“Dis-nous ce que tu veux que ça nous fasse puis on va faire comme si ça nous le faisait.” -Réjean Ducharme
En longeant les corridors du Vieux-Port, je me suis mis à rêver. Une rêverie solitaire, des volutes de pensées enfumées par un rhum cubain fraichement arrivé en ville. À arpenter les trottoirs et les pentes abruptes du Vieux, entre le bas et le haut de la ville, je me suis imaginé un monde sans pauvreté, égalitaire et j’ai eu faim. Par la rue Couillard, Éluard me voit atterrir au bar. Mouillé comme un bateau du fleuve en cale sèche, je me suis essuyé le front avec une napkine et j’ai hélé la barista, Hélène, pour un legendario on the rocks. C’est à ce moment qu’il est apparu dans le cadre de porte, chemise marron étrange avec sa superbe.
-Eh ben, te revoilà toi, t’étais pas au New Jersey en train de faire ton épicerie pour le mois ?
-Tu veux dire la sénéchaussée de Jersey, dans la Manche ?
Si c’est le paradis fiscal, ça doit être là.
Philippe B., contrairement à moi, n’a pas été radié du collège des médecins. Si certains de nos augustes médecins, par soins, ont les doigts plongés dans nos entrailles, notre médicastre a plutôt soin d’avoir du foin à l’abri de la faim des régimes fiscaux.
-Pourquoi portes-tu cette chemise à couleur « Qatar marroon », comme on dit, là-bas ?
-Tu sais, je travaille avec le Qatar, bâtir des ponts commerciaux entre nos deux nations est nécessaire à la croissance économique du Québec !
-Bla bla bla, croissance, croissance, vous n’avez que ça en bouche ; la croissance personnelle ne m’intéresse pas.
-Sans croissance, il n’y a pas de prospérité !
-La prospérité de ton portefeuille oui.
-Pas de mal à gagner sa vie.
-On l’a la vie, on n’a pas à la gagner. On ne vient pas au monde avec le devoir de « mériter » sa vie ou la gagner au 6/49.
-Tu joues sur les mots, tu me comprends.
-Je ne veux pas comprendre et pis ta chemise marron ou brune, c’est ton pote Saddam qui te l’as donnée ?

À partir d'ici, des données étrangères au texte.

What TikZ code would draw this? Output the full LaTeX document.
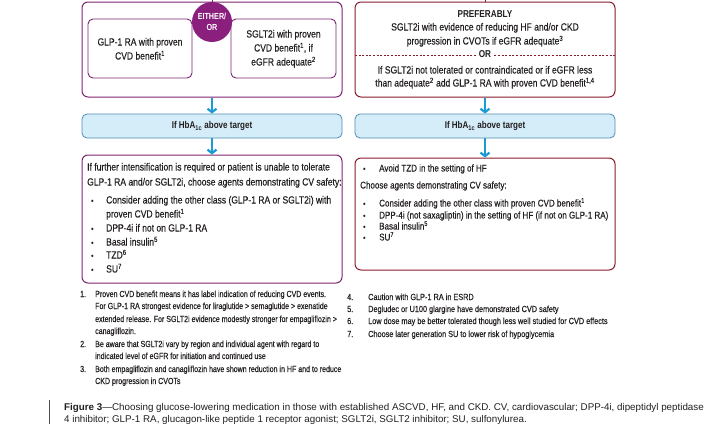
\documentclass[tikz,border=0pt]{standalone}
\usepackage{fontspec}
\setmainfont{Liberation Sans}
\newfontfamily\dfont{Liberation Sans}[FakeStretch=0.82, UprightFeatures={FakeBold=0.3}]
\newfontfamily\ffont{Liberation Sans}[FakeStretch=0.83, UprightFeatures={FakeBold=0.3}]
\newfontfamily\gfont{Liberation Sans}[FakeStretch=0.8, UprightFeatures={FakeBold=0.3}]
\newfontfamily\cfont{Liberation Sans}
\usetikzlibrary{arrows.meta}
\definecolor{purp}{HTML}{7D2470}
\definecolor{circ}{HTML}{8B1F7D}
\definecolor{dred}{HTML}{8A1B2D}
\definecolor{arr}{HTML}{1C9AD6}
\definecolor{lbfill}{HTML}{D4EDF9}
\definecolor{lbdraw}{HTML}{4F8DB3}
\definecolor{txt}{HTML}{231F20}
\begin{document}
\begin{tikzpicture}[x=1pt,y=-1pt,
  pbox/.style={draw=purp, line width=1pt, rounded corners=6pt, inner sep=0pt},
  ibox/.style={draw=purp, line width=0.9pt, rounded corners=5pt, inner sep=0pt},
  rbox/.style={draw=dred, line width=1pt, rounded corners=6pt, inner sep=0pt},
  hbox/.style={draw=lbdraw, fill=lbfill, line width=0.8pt, rounded corners=5pt, inner sep=0pt,
    font=\dfont\bfseries\fontsize{9.8}{12}\selectfont, text=txt},
  flow/.style={draw=arr, line width=2.2pt, -{Straight Barb[length=3.5pt,width=9pt]}},
  tx/.style={font=\dfont\fontsize{10.4}{12}\selectfont, text=txt, inner sep=0pt,
    text height=7pt, text depth=2pt, anchor=west},
  txs/.style={tx, font=\dfont\fontsize{9.8}{12}\selectfont},
  txc/.style={tx, anchor=center},
  txb/.style={txc, font=\dfont\bfseries\fontsize{10}{12}\selectfont},
  fn/.style={font=\ffont\fontsize{8.8}{11}\selectfont, text=txt, inner sep=0pt,
    text height=6pt, text depth=2pt, anchor=west},
  fnl/.style={fn, font=\gfont\fontsize{8.8}{11}\selectfont},
  captxt/.style={font=\cfont\fontsize{9.8}{11}\selectfont, text=txt, inner sep=0pt,
    text height=6.5pt, text depth=2pt, anchor=west},
  bul/.style={tx, font=\dfont\fontsize{8}{10}\selectfont}
]
\useasboundingbox (0,0) rectangle (720,442);
\fill[white] (0,0) rectangle (720,442);

% ---- top boxes
\node[pbox, minimum width=260, minimum height=95] (lout) at (212,49.5) {};
\node[ibox, minimum width=104, minimum height=59] (lin1) at (140,48.5) {};
\node[ibox, minimum width=105, minimum height=59] (lin2) at (283.5,48.5) {};
\node[circle, fill=circ, minimum size=40, inner sep=0pt, align=center, text=white,
  font=\dfont\bfseries\fontsize{8.8}{11.5}\selectfont] (either) at (212,22) {EITHER/\\OR};
\coordinate (ltop) at (212,-3);
\draw[purp, line width=1pt] (ltop) -- (lout.north);

\node[txc] (g1) at (140,43) {GLP-1 RA with proven};
\node[txc] (g2) at (140,57) {CVD benefit\textsuperscript{1}};
\node[txc] (s1) at (283.5,35) {SGLT2i with proven};
\node[txc] (s2) at (283.5,49) {CVD benefit\textsuperscript{1}, if};
\node[txc] (s3) at (283.5,63) {eGFR adequate\textsuperscript{2}};

\node[rbox, minimum width=260, minimum height=95] (rout) at (485,49.5) {};
\coordinate (rtop) at (485,-3);
\draw[dred, line width=1pt] (rtop) -- (rout.north);
\node[txb] (pref) at (485,15) {PREFERABLY};
\node[txc] (r1) at (485,28) {SGLT2i with evidence of reducing HF and/or CKD};
\node[txc] (r2) at (485,42) {progression in CVOTs if eGFR adequate\textsuperscript{3}};
\node[txb, fill=white, inner xsep=3pt] (ror) at (485,55) {OR};
\coordinate (dl) at (355,55);
\coordinate (dr) at (615,55);
\draw[dred, line width=0.8pt, dash pattern=on 2pt off 1.6pt] (dl) -- (ror.west);
\draw[dred, line width=0.8pt, dash pattern=on 2pt off 1.6pt] (ror.east) -- (dr);
\node[txc] (r3) at (485,71) {If SGLT2i not tolerated or contraindicated or if eGFR less};
\node[txc] (r4) at (485,84) {than adequate\textsuperscript{2} add GLP-1 RA with proven CVD benefit\textsuperscript{1,4}};

% ---- HbA1c boxes
\node[hbox, minimum width=260, minimum height=24] (hl) at (212,126) {If HbA\textsubscript{1c} above target};
\node[hbox, minimum width=260, minimum height=24] (hr) at (485,126) {If HbA\textsubscript{1c} above target};

% ---- bottom boxes
\node[pbox, minimum width=260, minimum height=128] (lb) at (212,219) {};
\node[rbox, minimum width=260, minimum height=112] (rb) at (485,214) {};

\draw[flow] (lout.south) -- (hl.north);
\draw[flow] (rout.south) -- (hr.north);
\draw[flow] (hl.south) -- (lb.north);
\draw[flow] (hr.south) -- (rb.north);

% left bottom text
\node[tx] (a1) at (87,168) {If further intensification is required or patient is unable to tolerate};
\node[tx] (a2) at (87,183) {GLP-1 RA and/or SGLT2i, choose agents demonstrating CV safety:};
\node[bul] (ab1) at (91,201) {\textbullet};
\node[tx] (a3) at (106,201) {Consider adding the other class (GLP-1 RA or SGLT2i) with};
\node[tx] (a4) at (106,215) {proven CVD benefit\textsuperscript{1}};
\node[bul] (ab2) at (91,229) {\textbullet};
\node[tx] (a5) at (106,229) {DPP-4i if not on GLP-1 RA};
\node[bul] (ab3) at (91,243) {\textbullet};
\node[tx] (a6) at (106,243) {Basal insulin\textsuperscript{5}};
\node[bul] (ab4) at (91,256) {\textbullet};
\node[tx] (a7) at (106,256) {TZD\textsuperscript{6}};
\node[bul] (ab5) at (91,270) {\textbullet};
\node[tx] (a8) at (106,270) {SU\textsuperscript{7}};

% right bottom text
\node[bul] (bb1) at (363,169) {\textbullet};
\node[txs] (b1) at (379,169) {Avoid TZD in the setting of HF};
\node[txs] (b2) at (360,186) {Choose agents demonstrating CV safety:};
\node[bul] (bb2) at (363,204) {\textbullet};
\node[txs] (b3) at (379,204) {Consider adding the other class with proven CVD benefit\textsuperscript{1}};
\node[bul] (bb3) at (363,216) {\textbullet};
\node[txs] (b4) at (379,216) {DPP-4i (not saxagliptin) in the setting of HF (if not on GLP-1 RA)};
\node[bul] (bb4) at (363,227) {\textbullet};
\node[txs] (b5) at (379,227) {Basal insulin\textsuperscript{5}};
\node[bul] (bb5) at (363,238) {\textbullet};
\node[txs] (b6) at (379,238) {SU\textsuperscript{7}};

% footnotes left
\node[fnl] (n1) at (80,295) {1.};
\node[fnl] (f1) at (95,295) {Proven CVD benefit means it has label indication of reducing CVD events.};
\node[fnl] (f2) at (95,307) {For GLP-1 RA strongest evidence for liraglutide > semaglutide > exenatide};
\node[fnl] (f3) at (95,320) {extended release. For SGLT2i evidence modestly stronger for empagliflozin >};
\node[fnl] (f4) at (95,332) {canagliflozin.};
\node[fnl] (n2) at (80,345) {2.};
\node[fnl] (f5) at (95,345) {Be aware that SGLT2i vary by region and individual agent with regard to};
\node[fnl] (f6) at (95,357) {indicated level of eGFR for initiation and continued use};
\node[fnl] (n3) at (80,370) {3.};
\node[fnl] (f7) at (95,370) {Both empagliflozin and canagliflozin have shown reduction in HF and to reduce};
\node[fnl] (f8) at (95,382) {CKD progression in CVOTs};

% footnotes right
\node[fn] (n4) at (347,298) {4.};
\node[fn] (f9) at (368,298) {Caution with GLP-1 RA in ESRD};
\node[fn] (n5) at (347,310) {5.};
\node[fn] (f10) at (368,310) {Degludec or U100 glargine have demonstrated CVD safety};
\node[fn] (n6) at (347,322) {6.};
\node[fn] (f11) at (368,322) {Low dose may be better tolerated though less well studied for CVD effects};
\node[fn] (n7) at (347,335) {7.};
\node[fn] (f12) at (368,335) {Choose later generation SU to lower risk of hypoglycemia};

% caption
\coordinate (bar1) at (49,400);
\coordinate (bar2) at (49,424);
\draw[txt!80, line width=1pt] (bar1) -- (bar2);
\node[captxt] (c1) at (64,408) {\textbf{Figure 3}—Choosing glucose-lowering medication in those with established ASCVD, HF, and CKD. CV, cardiovascular; DPP-4i, dipeptidyl peptidase};
\node[captxt] (c2) at (64,420) {4 inhibitor; GLP-1 RA, glucagon-like peptide 1 receptor agonist; SGLT2i, SGLT2 inhibitor; SU, sulfonylurea.};
\end{tikzpicture}
\end{document}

Long silence, énervé de mon attitude frondeuse, j’ai récupéré. Oui, je l’ai calmé avec un Arak on the rocks, l’anis a fait fondre le béton entre nous deux comme le féroce hiver à nos portes.
-T’as l’air attaché avec de la broche du drapeau qatari aux régimes minceurs !
-Que veux-tu dire ?
-Ton collègue Barrette peut t’en parler, il s’y connaît en tour de taille.
-Tu me trouves gros ?
-Non, avide et inique.
-J’ai l’air d’un gardien de harem ?
-Je n’ai pas dit eunuque ! mais si le chapeau te fait…
-Bon… je vais devoir retourner au port.
-T’es venu avec les marins qataris ?
-Oui, on a mouillé à Québec, l’eau du fleuve est trop basse pour rejoindre Montréal.
-Parbleu ! j’ai acheté un Legendario aux mousses tantôt !
-Ah oui, le rhum cubain ? Vendu par des Qatariens oui !
ça brasse vos affaires, vous faites des ponts avec les castristes aussi ?
-L ’argent n’a pas d’odeur, mon ami.
-Si, si, colle-toi le nez sur un 5 piasses, tu vas voir ce que ça sent des mains de pauvres.
Bon, bon, je te salue. Salut à toi homme sans vertu. Hélé Hélène à nouveau pour un autre Legendario, j’en ai presque oublié cette visite inattendue. Qu’il retourne en Arabie ou aux Îles Canaries, qu’il devienne qatari ou rien, me disais-je, ne change pas la couleur du ciel de novembre. Aux remparts, après avoir délaissé Couillard par la gauche, on voyait au loin une ondée de pluie fine se dessiner entre Beauport et l’Île d’Orléans. Une pluie dans ce beau ciel gris d’automne annonce une gadoue jusqu’au cou ; loin des abris en tout genre, au risque de geler sous nos habits, quand bien même on aura bravé 417 fois ce frette qui n’a rien d’un commerce agréable, on fait avec.